• [Work to be completed]:
Retype, please, the listing from its opening line through the line that contains "ax = fig.add_axes([ax_left, ax_bottom, ax_right", both included, without the pictures.

• [Raw data]:
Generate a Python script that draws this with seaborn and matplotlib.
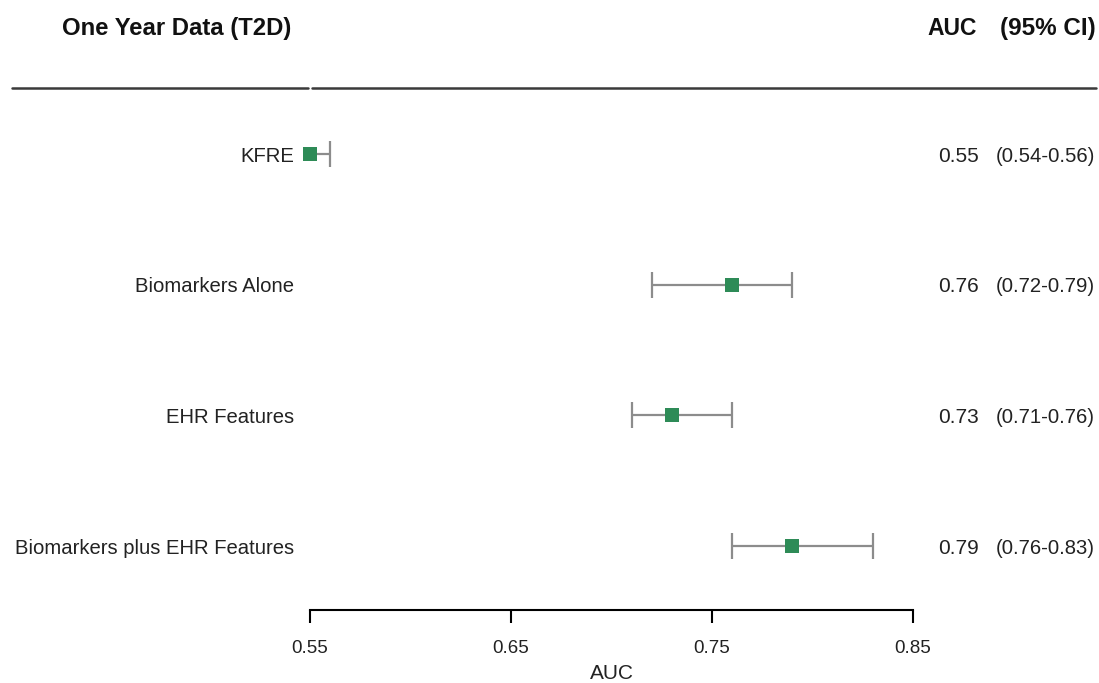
import matplotlib
matplotlib.use("Agg")
import matplotlib.pyplot as plt
import matplotlib.transforms as mtransforms
import seaborn as sns
import pandas as pd

# ---- data ----
models = ["KFRE", "Biomarkers Alone", "EHR Features", "Biomarkers plus EHR Features"]
auc = [0.55, 0.76, 0.73, 0.79]
ci_low = [0.54, 0.72, 0.71, 0.76]
ci_high = [0.56, 0.79, 0.76, 0.83]
auc_text = ["0.55", "0.76", "0.73", "0.79"]
ci_text = ["(0.54-0.56)", "(0.72-0.79)", "(0.71-0.76)", "(0.76-0.83)"]
xticks = [0.55, 0.65, 0.75, 0.85]
xtick_labels = ["0.55", "0.65", "0.75", "0.85"]

df = pd.DataFrame({"model": models, "auc": auc, "lo": ci_low, "hi": ci_high,
                   "row": list(range(len(models)))})

sns.set_theme(style="white")
plt.rcParams["font.family"] = ["Liberation Sans", "DejaVu Sans"]

W, H = 1099, 683
fig = plt.figure(figsize=(W / 100, H / 100), dpi=100)
ax_left, ax_right = 310 / W, 913 / W
ax_bottom = (H - 610) / H
ax = fig.add_axes([ax_left, ax_bottom, ax_right - ax_left, 1 - ax_bottom])

row_px0, row_step = 154, 130.67
def px_to_row(py):
    return (py - row_px0) / row_step

ax.set_xlim(0.55, 0.85)
ax.set_ylim(px_to_row(610), px_to_row(0))

green = "#2E8B57"
grey = "#8C8C8C"
txt = "#222222"

# error bars
ax.errorbar(df["auc"], df["row"],
            xerr=[df["auc"] - df["lo"], df["hi"] - df["auc"]],
            fmt="none", ecolor=grey, elinewidth=1.6, capsize=9.5, capthick=1.6,
            zorder=2)
# squares
sns.scatterplot(data=df, x="auc", y="row", marker="s", s=100, color=green,
                edgecolor=green, linewidth=0, ax=ax, zorder=3, clip_on=False,
                legend=False)

blend = mtransforms.blended_transform_factory(fig.transFigure, ax.transData)

for i, m in enumerate(models):
    ax.text(294 / W, i, m, transform=blend, ha="right", va="center_baseline",
            fontsize=14.6, color=txt)
    ax.text(979 / W, i, auc_text[i], transform=blend, ha="right",
            va="center_baseline", fontsize=15, color=txt)
    ax.text(1095 / W, i, ci_text[i], transform=blend, ha="right",
            va="center_baseline", fontsize=14.6, color=txt)

# headers
hy = px_to_row(35)
ax.text(62 / W, hy, "One Year Data (T2D)", transform=blend, ha="left",
        va="baseline", fontsize=17.2, fontweight="bold", color="#111111")
ax.text(977 / W, hy, "AUC", transform=blend, ha="right", va="baseline",
        fontsize=16.5, fontweight="bold", color="#111111")
ax.text(1096 / W, hy, "(95% CI)", transform=blend, ha="right", va="baseline",
        fontsize=17.5, fontweight="bold", color="#111111")

# header rule (two segments)
ly = px_to_row(88)
ax.plot([12 / W, 308 / W], [ly, ly], transform=blend, color="#3a3a3a",
        lw=1.8, clip_on=False)
ax.plot([312 / W, 1096 / W], [ly, ly], transform=blend, color="#3a3a3a",
        lw=1.8, clip_on=False)

# axes styling
for s in ["top", "left", "right"]:
    ax.spines[s].set_visible(False)
ax.spines["bottom"].set_bounds(0.55, 0.85)
ax.spines["bottom"].set_linewidth(1.5)
ax.spines["bottom"].set_color("black")
ax.set_yticks([])
ax.set_ylabel("")
ax.set_xticks(xticks)
ax.set_xticklabels(xtick_labels)
ax.tick_params(axis="x", direction="out", length=9.5, width=1.5, color="black",
               labelsize=13.5, pad=12, labelcolor=txt, bottom=True)
ax.set_xlabel("AUC", fontsize=15, color=txt, labelpad=5)
ax.patch.set_alpha(0)

fig.savefig("out.png", dpi=100)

• [Written answer]:
Generate a Python script that draws this with seaborn and matplotlib.
import matplotlib
matplotlib.use("Agg")
import matplotlib.pyplot as plt
import matplotlib.transforms as mtransforms
import seaborn as sns
import pandas as pd

# ---- data ----
models = ["KFRE", "Biomarkers Alone", "EHR Features", "Biomarkers plus EHR Features"]
auc = [0.55, 0.76, 0.73, 0.79]
ci_low = [0.54, 0.72, 0.71, 0.76]
ci_high = [0.56, 0.79, 0.76, 0.83]
auc_text = ["0.55", "0.76", "0.73", "0.79"]
ci_text = ["(0.54-0.56)", "(0.72-0.79)", "(0.71-0.76)", "(0.76-0.83)"]
xticks = [0.55, 0.65, 0.75, 0.85]
xtick_labels = ["0.55", "0.65", "0.75", "0.85"]

df = pd.DataFrame({"model": models, "auc": auc, "lo": ci_low, "hi": ci_high,
                   "row": list(range(len(models)))})

sns.set_theme(style="white")
plt.rcParams["font.family"] = ["Liberation Sans", "DejaVu Sans"]

W, H = 1099, 683
fig = plt.figure(figsize=(W / 100, H / 100), dpi=100)
ax_left, ax_right = 310 / W, 913 / W
ax_bottom = (H - 610) / H
ax = fig.add_axes([ax_left, ax_bottom, ax_right - ax_left, 1 - ax_bottom])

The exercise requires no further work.